I heard it before I saw it.
I was standing just inside the Central Reading Room in our university's main library waiting for my 101 students to attend our library orientation. Then I heard it—that erratic, yet oddly rhythmic fall of footsteps that echoed in the open stone lobby.
I lifted my head, irrationally expecting to see Bobby, my former student, when I of course glimpsed another young man with cerebral palsy and a similar gait.
Bobby was in my most troublesome class to date: a standard ninth grade English class at the end of the school day my first year teaching. The roster comprised not only Bobby, but a student with an IQ of about 50; a student with an emotional disturbance; a half dozen overstimulated, undermedicated ADHD teenagers; and about as many repeaters. I would like to attribute my difficulty with this group to my inexperience as a teacher, but I'm confident I would flounder about as much now as I did then. While combating apathety and misbehavior, I also had to contend with Bobby, who, when I asked why he wasn't doing his work, replied, "leave me alone—I'm a cripple."
This was obviously unacceptable. What followed was a long private conversation with Bobby: his physical disability had nothing to do with his mental ability.
Bobby was one of those students—and help me, there are many—who made my life difficult from August until June, but the following fall became my best friend. (This may have been influenced by my teaching his doll of a sister Jackie in my English 12 class the following year.) Every time Bobby saw me in the halls—or even as he passed by my door while I was teaching—he'd say hello.
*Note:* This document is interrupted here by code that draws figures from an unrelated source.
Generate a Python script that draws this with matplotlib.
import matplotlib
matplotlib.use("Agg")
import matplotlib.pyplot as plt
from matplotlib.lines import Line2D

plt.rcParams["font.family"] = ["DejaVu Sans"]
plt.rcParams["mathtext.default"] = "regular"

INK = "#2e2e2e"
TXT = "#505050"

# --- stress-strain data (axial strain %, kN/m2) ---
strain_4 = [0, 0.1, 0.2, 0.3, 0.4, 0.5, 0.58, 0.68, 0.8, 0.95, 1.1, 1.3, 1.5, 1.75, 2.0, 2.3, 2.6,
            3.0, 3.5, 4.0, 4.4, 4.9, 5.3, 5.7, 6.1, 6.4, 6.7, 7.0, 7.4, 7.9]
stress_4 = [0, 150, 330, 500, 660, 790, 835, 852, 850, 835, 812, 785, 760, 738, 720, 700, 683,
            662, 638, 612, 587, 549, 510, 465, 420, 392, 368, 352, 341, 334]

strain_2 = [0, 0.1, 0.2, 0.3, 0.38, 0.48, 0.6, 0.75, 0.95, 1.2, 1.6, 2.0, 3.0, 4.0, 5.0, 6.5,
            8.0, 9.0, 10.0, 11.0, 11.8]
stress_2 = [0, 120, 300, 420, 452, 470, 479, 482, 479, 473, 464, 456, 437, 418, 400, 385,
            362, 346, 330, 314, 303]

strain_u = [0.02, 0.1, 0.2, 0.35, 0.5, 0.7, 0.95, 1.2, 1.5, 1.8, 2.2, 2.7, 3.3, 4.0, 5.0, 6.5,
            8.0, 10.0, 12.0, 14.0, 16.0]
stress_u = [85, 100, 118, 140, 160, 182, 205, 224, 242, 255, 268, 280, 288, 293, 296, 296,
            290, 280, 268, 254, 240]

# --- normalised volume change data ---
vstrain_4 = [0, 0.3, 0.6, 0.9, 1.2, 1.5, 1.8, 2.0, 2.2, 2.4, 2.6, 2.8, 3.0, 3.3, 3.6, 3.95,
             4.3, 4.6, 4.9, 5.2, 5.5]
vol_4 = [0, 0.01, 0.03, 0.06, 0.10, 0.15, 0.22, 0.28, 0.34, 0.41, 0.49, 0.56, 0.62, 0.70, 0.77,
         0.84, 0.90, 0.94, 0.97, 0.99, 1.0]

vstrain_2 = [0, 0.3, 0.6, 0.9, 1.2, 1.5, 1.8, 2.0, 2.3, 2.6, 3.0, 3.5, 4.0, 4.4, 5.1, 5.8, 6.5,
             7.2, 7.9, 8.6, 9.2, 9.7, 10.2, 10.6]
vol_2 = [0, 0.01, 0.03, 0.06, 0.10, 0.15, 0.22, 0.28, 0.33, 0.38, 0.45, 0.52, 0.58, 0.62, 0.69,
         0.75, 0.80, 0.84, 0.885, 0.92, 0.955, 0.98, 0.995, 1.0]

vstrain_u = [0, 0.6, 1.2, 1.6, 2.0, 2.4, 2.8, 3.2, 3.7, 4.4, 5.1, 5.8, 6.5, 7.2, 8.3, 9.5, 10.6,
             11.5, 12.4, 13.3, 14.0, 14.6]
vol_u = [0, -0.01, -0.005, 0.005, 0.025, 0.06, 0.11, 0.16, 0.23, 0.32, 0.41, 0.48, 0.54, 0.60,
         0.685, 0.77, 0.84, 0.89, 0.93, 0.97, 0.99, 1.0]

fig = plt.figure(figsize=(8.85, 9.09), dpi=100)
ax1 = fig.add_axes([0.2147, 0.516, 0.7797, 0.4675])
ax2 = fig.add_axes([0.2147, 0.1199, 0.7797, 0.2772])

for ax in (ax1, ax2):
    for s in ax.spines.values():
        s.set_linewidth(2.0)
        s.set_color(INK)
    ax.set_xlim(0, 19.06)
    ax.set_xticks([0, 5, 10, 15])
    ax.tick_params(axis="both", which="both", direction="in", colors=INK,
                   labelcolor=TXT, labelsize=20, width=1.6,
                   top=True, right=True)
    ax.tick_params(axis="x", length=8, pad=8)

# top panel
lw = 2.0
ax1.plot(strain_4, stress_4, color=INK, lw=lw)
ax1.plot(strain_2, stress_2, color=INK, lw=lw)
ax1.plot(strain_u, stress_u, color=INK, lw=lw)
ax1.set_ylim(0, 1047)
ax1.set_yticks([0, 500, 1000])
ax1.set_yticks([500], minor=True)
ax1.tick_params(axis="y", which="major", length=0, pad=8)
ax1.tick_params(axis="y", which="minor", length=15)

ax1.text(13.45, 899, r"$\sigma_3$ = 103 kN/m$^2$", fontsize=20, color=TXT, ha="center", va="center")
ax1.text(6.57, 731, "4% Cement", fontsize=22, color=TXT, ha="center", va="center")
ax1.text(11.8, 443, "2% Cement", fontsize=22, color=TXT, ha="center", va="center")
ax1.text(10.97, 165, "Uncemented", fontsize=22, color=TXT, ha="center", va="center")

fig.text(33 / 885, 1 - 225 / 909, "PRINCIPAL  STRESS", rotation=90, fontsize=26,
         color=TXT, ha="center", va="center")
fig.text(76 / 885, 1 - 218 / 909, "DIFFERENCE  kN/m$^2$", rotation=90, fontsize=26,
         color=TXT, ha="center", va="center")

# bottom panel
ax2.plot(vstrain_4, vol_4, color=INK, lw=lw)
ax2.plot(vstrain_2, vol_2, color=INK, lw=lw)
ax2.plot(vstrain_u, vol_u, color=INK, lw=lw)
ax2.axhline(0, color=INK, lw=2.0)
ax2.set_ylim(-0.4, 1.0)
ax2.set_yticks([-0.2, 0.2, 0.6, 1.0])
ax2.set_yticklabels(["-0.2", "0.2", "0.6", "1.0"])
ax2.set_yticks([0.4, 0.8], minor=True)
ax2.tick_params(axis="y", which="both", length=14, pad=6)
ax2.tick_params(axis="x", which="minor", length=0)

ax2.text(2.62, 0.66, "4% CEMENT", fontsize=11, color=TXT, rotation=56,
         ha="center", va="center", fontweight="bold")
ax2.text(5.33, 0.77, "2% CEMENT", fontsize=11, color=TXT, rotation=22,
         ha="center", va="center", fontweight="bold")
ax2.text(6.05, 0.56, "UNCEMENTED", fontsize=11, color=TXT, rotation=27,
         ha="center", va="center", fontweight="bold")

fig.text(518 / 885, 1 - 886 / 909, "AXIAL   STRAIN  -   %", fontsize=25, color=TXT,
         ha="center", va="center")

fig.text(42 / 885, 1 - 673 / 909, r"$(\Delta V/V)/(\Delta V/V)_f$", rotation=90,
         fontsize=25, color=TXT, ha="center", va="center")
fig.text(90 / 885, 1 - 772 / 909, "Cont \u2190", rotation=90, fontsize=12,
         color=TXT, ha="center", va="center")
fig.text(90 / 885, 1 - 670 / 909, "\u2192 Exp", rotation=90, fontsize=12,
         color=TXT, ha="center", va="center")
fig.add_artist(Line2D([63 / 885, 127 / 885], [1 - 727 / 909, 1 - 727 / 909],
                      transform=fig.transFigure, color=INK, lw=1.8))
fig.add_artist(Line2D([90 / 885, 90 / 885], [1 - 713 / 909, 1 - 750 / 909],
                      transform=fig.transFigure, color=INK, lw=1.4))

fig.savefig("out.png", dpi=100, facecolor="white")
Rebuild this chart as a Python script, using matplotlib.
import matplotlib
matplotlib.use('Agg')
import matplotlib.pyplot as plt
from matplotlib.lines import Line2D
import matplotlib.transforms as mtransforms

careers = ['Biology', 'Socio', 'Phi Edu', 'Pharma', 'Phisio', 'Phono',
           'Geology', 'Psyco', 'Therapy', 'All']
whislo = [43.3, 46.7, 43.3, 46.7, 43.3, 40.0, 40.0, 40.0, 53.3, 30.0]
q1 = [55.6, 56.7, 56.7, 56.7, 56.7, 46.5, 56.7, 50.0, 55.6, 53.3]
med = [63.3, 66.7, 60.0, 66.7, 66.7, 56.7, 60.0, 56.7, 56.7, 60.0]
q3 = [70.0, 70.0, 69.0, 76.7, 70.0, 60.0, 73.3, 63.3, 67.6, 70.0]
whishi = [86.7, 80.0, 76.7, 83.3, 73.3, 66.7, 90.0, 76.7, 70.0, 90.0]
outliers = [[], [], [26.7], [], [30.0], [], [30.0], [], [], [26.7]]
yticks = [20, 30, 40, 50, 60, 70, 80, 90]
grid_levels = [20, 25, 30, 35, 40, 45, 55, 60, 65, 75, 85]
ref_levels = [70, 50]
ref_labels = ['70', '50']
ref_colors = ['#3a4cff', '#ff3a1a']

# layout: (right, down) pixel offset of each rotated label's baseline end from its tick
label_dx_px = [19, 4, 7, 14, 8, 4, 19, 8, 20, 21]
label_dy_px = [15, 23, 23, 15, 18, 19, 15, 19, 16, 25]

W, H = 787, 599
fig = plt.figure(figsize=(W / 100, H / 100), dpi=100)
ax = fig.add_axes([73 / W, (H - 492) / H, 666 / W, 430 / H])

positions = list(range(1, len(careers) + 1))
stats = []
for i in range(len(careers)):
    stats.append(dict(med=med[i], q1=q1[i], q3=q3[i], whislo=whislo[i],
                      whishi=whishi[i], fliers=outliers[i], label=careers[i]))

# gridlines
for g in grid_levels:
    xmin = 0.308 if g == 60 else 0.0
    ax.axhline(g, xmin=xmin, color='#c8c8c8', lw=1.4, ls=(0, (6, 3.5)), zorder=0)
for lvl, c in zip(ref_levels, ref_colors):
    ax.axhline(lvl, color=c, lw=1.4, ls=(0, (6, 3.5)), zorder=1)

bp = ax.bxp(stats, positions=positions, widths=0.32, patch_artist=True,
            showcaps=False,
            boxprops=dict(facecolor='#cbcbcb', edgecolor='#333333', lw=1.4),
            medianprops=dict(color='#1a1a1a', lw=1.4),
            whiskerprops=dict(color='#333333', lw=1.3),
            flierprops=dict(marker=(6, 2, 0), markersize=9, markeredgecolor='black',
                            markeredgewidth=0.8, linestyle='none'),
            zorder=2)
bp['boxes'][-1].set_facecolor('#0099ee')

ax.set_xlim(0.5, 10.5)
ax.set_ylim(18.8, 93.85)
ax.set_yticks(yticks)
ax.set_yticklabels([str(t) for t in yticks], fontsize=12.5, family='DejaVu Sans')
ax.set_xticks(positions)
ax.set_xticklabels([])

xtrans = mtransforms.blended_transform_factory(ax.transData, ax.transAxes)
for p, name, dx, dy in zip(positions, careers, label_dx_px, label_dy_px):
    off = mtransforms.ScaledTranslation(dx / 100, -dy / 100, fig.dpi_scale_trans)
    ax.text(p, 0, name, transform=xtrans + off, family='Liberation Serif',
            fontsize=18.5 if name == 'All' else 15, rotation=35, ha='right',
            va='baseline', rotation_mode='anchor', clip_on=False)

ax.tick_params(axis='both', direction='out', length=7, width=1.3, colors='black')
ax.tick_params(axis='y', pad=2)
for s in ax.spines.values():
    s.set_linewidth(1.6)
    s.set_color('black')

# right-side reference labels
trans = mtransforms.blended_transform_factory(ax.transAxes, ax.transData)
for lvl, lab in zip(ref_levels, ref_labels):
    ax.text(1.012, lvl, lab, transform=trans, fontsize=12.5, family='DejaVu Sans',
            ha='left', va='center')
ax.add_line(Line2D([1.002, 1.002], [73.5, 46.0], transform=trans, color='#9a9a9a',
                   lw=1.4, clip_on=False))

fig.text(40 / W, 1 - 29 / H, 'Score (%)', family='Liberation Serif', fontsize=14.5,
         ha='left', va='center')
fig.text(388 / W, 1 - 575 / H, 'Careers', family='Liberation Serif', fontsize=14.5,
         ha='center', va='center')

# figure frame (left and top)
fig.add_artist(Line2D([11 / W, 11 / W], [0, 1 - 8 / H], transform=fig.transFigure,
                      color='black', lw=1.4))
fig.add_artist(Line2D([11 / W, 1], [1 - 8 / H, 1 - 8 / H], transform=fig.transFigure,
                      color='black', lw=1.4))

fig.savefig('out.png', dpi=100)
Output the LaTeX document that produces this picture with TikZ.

He showed a chordiality in those who years I would never have guessed he possessed.
About two years ago Bobby began a series of surgeries to correct his walk. The surgeries would cut and then fuse the muscles in his legs, relieving the tension and allowing him to walk more normally. The last time saw Bobby was this past spring. His legs had healed enough that he had graduated from a wheelchair to a walker. He was substantially taller—not only the result of puberty, but also because leg muscles no longer wrenching his body together, creating a labored, staggered walk.
I won't say that Bobby's attitude toward me has anything to do with his corrective surgeries; I think it's mostly owing to his emotional maturation. In any event, when I heard the troubled walk of a college student—a walk no longer characteristic of my Bobby—I couldn't help but think of him and smile.